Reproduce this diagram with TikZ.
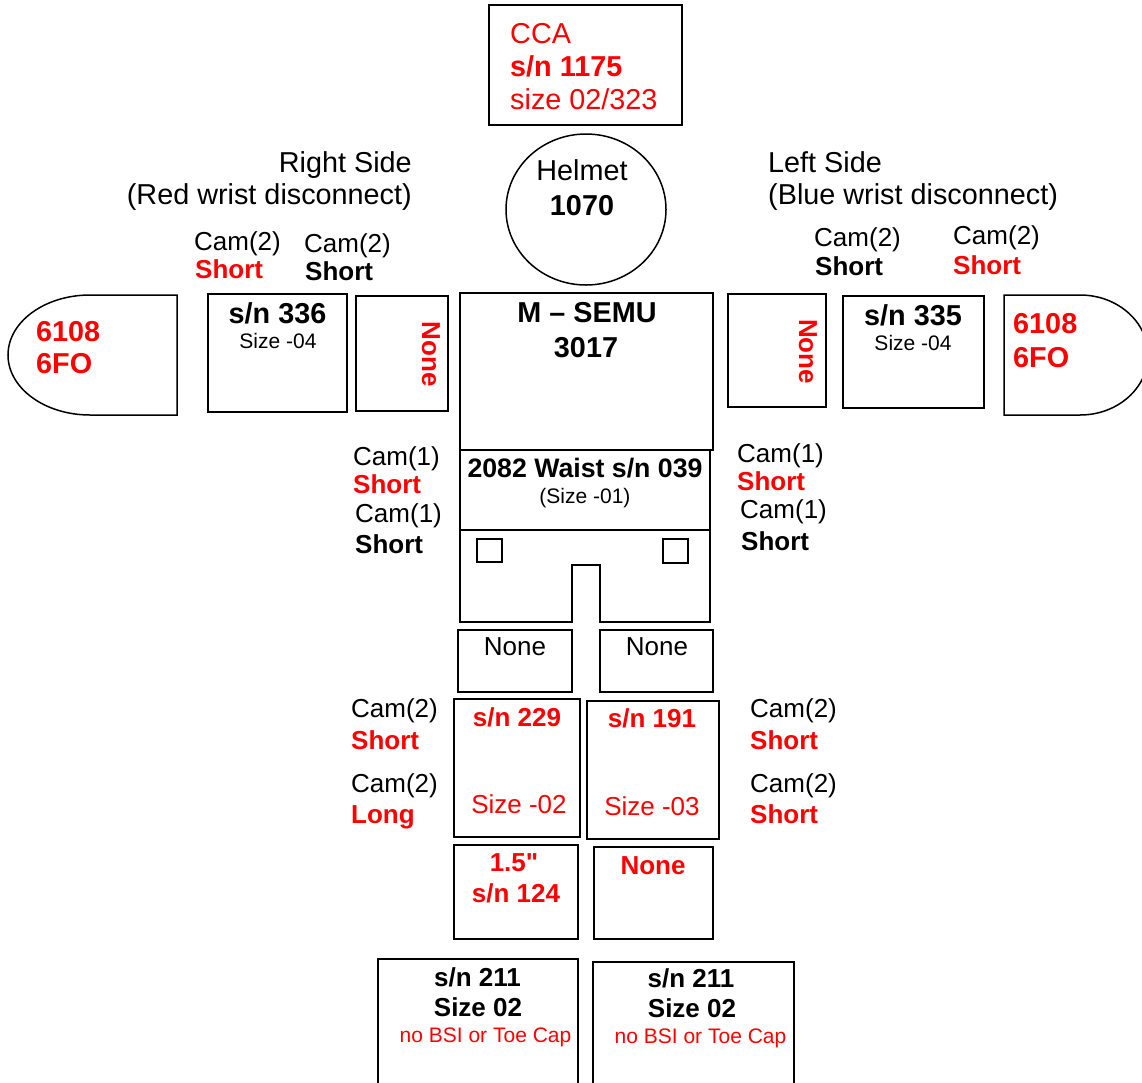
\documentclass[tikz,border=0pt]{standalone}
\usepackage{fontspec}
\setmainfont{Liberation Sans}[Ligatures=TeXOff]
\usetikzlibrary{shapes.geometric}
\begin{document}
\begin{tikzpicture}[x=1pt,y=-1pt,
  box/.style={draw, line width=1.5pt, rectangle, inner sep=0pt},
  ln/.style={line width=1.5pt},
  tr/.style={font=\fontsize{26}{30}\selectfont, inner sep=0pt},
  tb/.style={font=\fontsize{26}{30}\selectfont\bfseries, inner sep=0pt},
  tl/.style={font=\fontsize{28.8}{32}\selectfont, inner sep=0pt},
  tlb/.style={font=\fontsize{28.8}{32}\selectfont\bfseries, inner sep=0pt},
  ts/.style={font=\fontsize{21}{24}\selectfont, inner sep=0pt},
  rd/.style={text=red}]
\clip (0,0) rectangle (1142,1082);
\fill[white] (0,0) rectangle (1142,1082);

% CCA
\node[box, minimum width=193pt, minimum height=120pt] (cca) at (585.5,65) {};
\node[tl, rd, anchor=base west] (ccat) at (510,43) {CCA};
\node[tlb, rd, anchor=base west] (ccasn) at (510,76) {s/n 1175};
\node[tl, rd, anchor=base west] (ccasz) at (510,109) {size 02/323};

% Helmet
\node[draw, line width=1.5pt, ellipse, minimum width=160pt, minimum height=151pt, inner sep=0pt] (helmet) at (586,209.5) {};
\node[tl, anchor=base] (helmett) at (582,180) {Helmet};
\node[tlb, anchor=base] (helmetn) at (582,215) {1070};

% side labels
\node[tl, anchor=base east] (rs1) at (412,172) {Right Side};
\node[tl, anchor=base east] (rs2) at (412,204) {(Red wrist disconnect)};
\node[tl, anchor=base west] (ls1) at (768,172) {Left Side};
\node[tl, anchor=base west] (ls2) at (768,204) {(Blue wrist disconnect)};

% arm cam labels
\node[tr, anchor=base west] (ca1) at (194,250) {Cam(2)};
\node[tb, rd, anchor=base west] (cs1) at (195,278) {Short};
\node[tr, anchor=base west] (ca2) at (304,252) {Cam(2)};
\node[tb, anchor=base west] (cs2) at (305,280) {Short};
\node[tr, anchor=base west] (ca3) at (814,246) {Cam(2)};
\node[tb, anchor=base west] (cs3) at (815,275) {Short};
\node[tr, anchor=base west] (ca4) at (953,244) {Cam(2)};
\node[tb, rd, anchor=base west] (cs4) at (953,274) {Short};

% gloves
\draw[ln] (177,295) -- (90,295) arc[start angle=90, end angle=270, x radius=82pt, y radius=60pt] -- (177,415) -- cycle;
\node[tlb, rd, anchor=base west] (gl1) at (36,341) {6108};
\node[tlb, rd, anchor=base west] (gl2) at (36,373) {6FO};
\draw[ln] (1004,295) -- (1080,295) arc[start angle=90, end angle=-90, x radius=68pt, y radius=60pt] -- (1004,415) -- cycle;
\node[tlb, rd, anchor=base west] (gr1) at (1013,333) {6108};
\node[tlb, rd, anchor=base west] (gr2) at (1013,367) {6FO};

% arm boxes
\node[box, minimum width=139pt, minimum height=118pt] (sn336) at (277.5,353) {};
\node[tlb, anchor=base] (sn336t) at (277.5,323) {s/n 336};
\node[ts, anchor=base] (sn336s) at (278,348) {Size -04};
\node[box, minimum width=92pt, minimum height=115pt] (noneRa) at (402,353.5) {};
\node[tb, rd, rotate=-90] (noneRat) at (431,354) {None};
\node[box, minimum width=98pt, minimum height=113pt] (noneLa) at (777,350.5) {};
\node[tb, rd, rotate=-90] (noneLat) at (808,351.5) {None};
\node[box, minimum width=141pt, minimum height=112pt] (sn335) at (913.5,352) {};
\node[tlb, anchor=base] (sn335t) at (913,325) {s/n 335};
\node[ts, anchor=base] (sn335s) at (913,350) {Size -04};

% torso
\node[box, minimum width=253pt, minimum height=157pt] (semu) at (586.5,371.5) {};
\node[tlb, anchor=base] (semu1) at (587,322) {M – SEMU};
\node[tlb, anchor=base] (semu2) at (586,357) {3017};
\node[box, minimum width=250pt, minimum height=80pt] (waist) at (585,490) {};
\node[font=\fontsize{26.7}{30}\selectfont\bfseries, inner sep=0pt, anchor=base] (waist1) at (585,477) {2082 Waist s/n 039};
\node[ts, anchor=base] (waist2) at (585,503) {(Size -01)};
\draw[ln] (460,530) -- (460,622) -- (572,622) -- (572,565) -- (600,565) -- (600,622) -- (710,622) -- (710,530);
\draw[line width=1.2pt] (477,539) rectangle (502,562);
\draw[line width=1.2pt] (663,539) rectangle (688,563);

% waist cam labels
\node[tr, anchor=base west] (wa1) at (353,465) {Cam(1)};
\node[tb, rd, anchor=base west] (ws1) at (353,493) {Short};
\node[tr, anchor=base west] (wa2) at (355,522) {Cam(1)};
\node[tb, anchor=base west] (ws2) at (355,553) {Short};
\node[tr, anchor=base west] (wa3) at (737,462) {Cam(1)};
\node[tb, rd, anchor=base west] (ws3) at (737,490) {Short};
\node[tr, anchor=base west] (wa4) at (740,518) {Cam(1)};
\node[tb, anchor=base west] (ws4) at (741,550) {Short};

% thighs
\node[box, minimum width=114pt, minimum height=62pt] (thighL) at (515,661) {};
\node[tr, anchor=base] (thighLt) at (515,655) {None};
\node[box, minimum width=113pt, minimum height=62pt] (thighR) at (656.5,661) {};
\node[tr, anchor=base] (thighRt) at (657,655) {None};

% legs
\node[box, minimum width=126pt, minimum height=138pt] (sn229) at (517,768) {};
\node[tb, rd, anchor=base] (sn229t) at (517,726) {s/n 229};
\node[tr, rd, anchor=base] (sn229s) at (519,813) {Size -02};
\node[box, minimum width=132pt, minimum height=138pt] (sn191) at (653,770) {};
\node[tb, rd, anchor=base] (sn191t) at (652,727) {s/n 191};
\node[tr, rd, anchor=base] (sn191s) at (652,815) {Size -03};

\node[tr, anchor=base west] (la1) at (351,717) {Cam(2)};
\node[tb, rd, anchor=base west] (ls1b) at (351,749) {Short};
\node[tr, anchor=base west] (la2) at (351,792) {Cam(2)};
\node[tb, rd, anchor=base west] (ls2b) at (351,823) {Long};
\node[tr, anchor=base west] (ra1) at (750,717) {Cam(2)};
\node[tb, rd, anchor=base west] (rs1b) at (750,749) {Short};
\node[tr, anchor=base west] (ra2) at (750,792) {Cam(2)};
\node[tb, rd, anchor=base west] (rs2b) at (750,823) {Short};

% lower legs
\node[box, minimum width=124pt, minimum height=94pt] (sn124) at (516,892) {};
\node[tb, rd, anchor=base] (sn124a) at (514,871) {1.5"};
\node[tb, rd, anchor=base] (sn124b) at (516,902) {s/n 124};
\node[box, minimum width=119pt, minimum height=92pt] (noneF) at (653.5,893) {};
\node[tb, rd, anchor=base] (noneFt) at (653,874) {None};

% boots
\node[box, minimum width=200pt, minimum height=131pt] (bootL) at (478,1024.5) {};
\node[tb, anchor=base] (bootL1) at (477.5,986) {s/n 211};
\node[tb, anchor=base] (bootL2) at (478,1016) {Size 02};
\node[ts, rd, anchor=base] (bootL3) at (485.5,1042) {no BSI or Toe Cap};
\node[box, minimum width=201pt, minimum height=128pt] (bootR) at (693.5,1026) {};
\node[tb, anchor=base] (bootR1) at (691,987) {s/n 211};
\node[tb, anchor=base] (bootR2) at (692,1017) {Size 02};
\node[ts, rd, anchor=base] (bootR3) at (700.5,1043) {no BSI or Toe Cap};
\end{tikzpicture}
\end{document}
________________________________________
## Set problem
Set down the complete material exactly, but do not include the images.

## Answer
Reproduce this diagram with TikZ.
\documentclass[tikz,border=0pt]{standalone}
\usepackage{fontspec}
\setmainfont{Liberation Sans}[Ligatures=TeXOff]
\usetikzlibrary{shapes.geometric}
\begin{document}
\begin{tikzpicture}[x=1pt,y=-1pt,
  box/.style={draw, line width=1.5pt, rectangle, inner sep=0pt},
  ln/.style={line width=1.5pt},
  tr/.style={font=\fontsize{26}{30}\selectfont, inner sep=0pt},
  tb/.style={font=\fontsize{26}{30}\selectfont\bfseries, inner sep=0pt},
  tl/.style={font=\fontsize{28.8}{32}\selectfont, inner sep=0pt},
  tlb/.style={font=\fontsize{28.8}{32}\selectfont\bfseries, inner sep=0pt},
  ts/.style={font=\fontsize{21}{24}\selectfont, inner sep=0pt},
  rd/.style={text=red}]
\clip (0,0) rectangle (1142,1082);
\fill[white] (0,0) rectangle (1142,1082);

% CCA
\node[box, minimum width=193pt, minimum height=120pt] (cca) at (585.5,65) {};
\node[tl, rd, anchor=base west] (ccat) at (510,43) {CCA};
\node[tlb, rd, anchor=base west] (ccasn) at (510,76) {s/n 1175};
\node[tl, rd, anchor=base west] (ccasz) at (510,109) {size 02/323};

% Helmet
\node[draw, line width=1.5pt, ellipse, minimum width=160pt, minimum height=151pt, inner sep=0pt] (helmet) at (586,209.5) {};
\node[tl, anchor=base] (helmett) at (582,180) {Helmet};
\node[tlb, anchor=base] (helmetn) at (582,215) {1070};

% side labels
\node[tl, anchor=base east] (rs1) at (412,172) {Right Side};
\node[tl, anchor=base east] (rs2) at (412,204) {(Red wrist disconnect)};
\node[tl, anchor=base west] (ls1) at (768,172) {Left Side};
\node[tl, anchor=base west] (ls2) at (768,204) {(Blue wrist disconnect)};

% arm cam labels
\node[tr, anchor=base west] (ca1) at (194,250) {Cam(2)};
\node[tb, rd, anchor=base west] (cs1) at (195,278) {Short};
\node[tr, anchor=base west] (ca2) at (304,252) {Cam(2)};
\node[tb, anchor=base west] (cs2) at (305,280) {Short};
\node[tr, anchor=base west] (ca3) at (814,246) {Cam(2)};
\node[tb, anchor=base west] (cs3) at (815,275) {Short};
\node[tr, anchor=base west] (ca4) at (953,244) {Cam(2)};
\node[tb, rd, anchor=base west] (cs4) at (953,274) {Short};

% gloves
\draw[ln] (177,295) -- (90,295) arc[start angle=90, end angle=270, x radius=82pt, y radius=60pt] -- (177,415) -- cycle;
\node[tlb, rd, anchor=base west] (gl1) at (36,341) {6108};
\node[tlb, rd, anchor=base west] (gl2) at (36,373) {6FO};
\draw[ln] (1004,295) -- (1080,295) arc[start angle=90, end angle=-90, x radius=68pt, y radius=60pt] -- (1004,415) -- cycle;
\node[tlb, rd, anchor=base west] (gr1) at (1013,333) {6108};
\node[tlb, rd, anchor=base west] (gr2) at (1013,367) {6FO};

% arm boxes
\node[box, minimum width=139pt, minimum height=118pt] (sn336) at (277.5,353) {};
\node[tlb, anchor=base] (sn336t) at (277.5,323) {s/n 336};
\node[ts, anchor=base] (sn336s) at (278,348) {Size -04};
\node[box, minimum width=92pt, minimum height=115pt] (noneRa) at (402,353.5) {};
\node[tb, rd, rotate=-90] (noneRat) at (431,354) {None};
\node[box, minimum width=98pt, minimum height=113pt] (noneLa) at (777,350.5) {};
\node[tb, rd, rotate=-90] (noneLat) at (808,351.5) {None};
\node[box, minimum width=141pt, minimum height=112pt] (sn335) at (913.5,352) {};
\node[tlb, anchor=base] (sn335t) at (913,325) {s/n 335};
\node[ts, anchor=base] (sn335s) at (913,350) {Size -04};

% torso
\node[box, minimum width=253pt, minimum height=157pt] (semu) at (586.5,371.5) {};
\node[tlb, anchor=base] (semu1) at (587,322) {M – SEMU};
\node[tlb, anchor=base] (semu2) at (586,357) {3017};
\node[box, minimum width=250pt, minimum height=80pt] (waist) at (585,490) {};
\node[font=\fontsize{26.7}{30}\selectfont\bfseries, inner sep=0pt, anchor=base] (waist1) at (585,477) {2082 Waist s/n 039};
\node[ts, anchor=base] (waist2) at (585,503) {(Size -01)};
\draw[ln] (460,530) -- (460,622) -- (572,622) -- (572,565) -- (600,565) -- (600,622) -- (710,622) -- (710,530);
\draw[line width=1.2pt] (477,539) rectangle (502,562);
\draw[line width=1.2pt] (663,539) rectangle (688,563);

% waist cam labels
\node[tr, anchor=base west] (wa1) at (353,465) {Cam(1)};
\node[tb, rd, anchor=base west] (ws1) at (353,493) {Short};
\node[tr, anchor=base west] (wa2) at (355,522) {Cam(1)};
\node[tb, anchor=base west] (ws2) at (355,553) {Short};
\node[tr, anchor=base west] (wa3) at (737,462) {Cam(1)};
\node[tb, rd, anchor=base west] (ws3) at (737,490) {Short};
\node[tr, anchor=base west] (wa4) at (740,518) {Cam(1)};
\node[tb, anchor=base west] (ws4) at (741,550) {Short};

% thighs
\node[box, minimum width=114pt, minimum height=62pt] (thighL) at (515,661) {};
\node[tr, anchor=base] (thighLt) at (515,655) {None};
\node[box, minimum width=113pt, minimum height=62pt] (thighR) at (656.5,661) {};
\node[tr, anchor=base] (thighRt) at (657,655) {None};

% legs
\node[box, minimum width=126pt, minimum height=138pt] (sn229) at (517,768) {};
\node[tb, rd, anchor=base] (sn229t) at (517,726) {s/n 229};
\node[tr, rd, anchor=base] (sn229s) at (519,813) {Size -02};
\node[box, minimum width=132pt, minimum height=138pt] (sn191) at (653,770) {};
\node[tb, rd, anchor=base] (sn191t) at (652,727) {s/n 191};
\node[tr, rd, anchor=base] (sn191s) at (652,815) {Size -03};

\node[tr, anchor=base west] (la1) at (351,717) {Cam(2)};
\node[tb, rd, anchor=base west] (ls1b) at (351,749) {Short};
\node[tr, anchor=base west] (la2) at (351,792) {Cam(2)};
\node[tb, rd, anchor=base west] (ls2b) at (351,823) {Long};
\node[tr, anchor=base west] (ra1) at (750,717) {Cam(2)};
\node[tb, rd, anchor=base west] (rs1b) at (750,749) {Short};
\node[tr, anchor=base west] (ra2) at (750,792) {Cam(2)};
\node[tb, rd, anchor=base west] (rs2b) at (750,823) {Short};

% lower legs
\node[box, minimum width=124pt, minimum height=94pt] (sn124) at (516,892) {};
\node[tb, rd, anchor=base] (sn124a) at (514,871) {1.5"};
\node[tb, rd, anchor=base] (sn124b) at (516,902) {s/n 124};
\node[box, minimum width=119pt, minimum height=92pt] (noneF) at (653.5,893) {};
\node[tb, rd, anchor=base] (noneFt) at (653,874) {None};

% boots
\node[box, minimum width=200pt, minimum height=131pt] (bootL) at (478,1024.5) {};
\node[tb, anchor=base] (bootL1) at (477.5,986) {s/n 211};
\node[tb, anchor=base] (bootL2) at (478,1016) {Size 02};
\node[ts, rd, anchor=base] (bootL3) at (485.5,1042) {no BSI or Toe Cap};
\node[box, minimum width=201pt, minimum height=128pt] (bootR) at (693.5,1026) {};
\node[tb, anchor=base] (bootR1) at (691,987) {s/n 211};
\node[tb, anchor=base] (bootR2) at (692,1017) {Size 02};
\node[ts, rd, anchor=base] (bootR3) at (700.5,1043) {no BSI or Toe Cap};
\end{tikzpicture}
\end{document}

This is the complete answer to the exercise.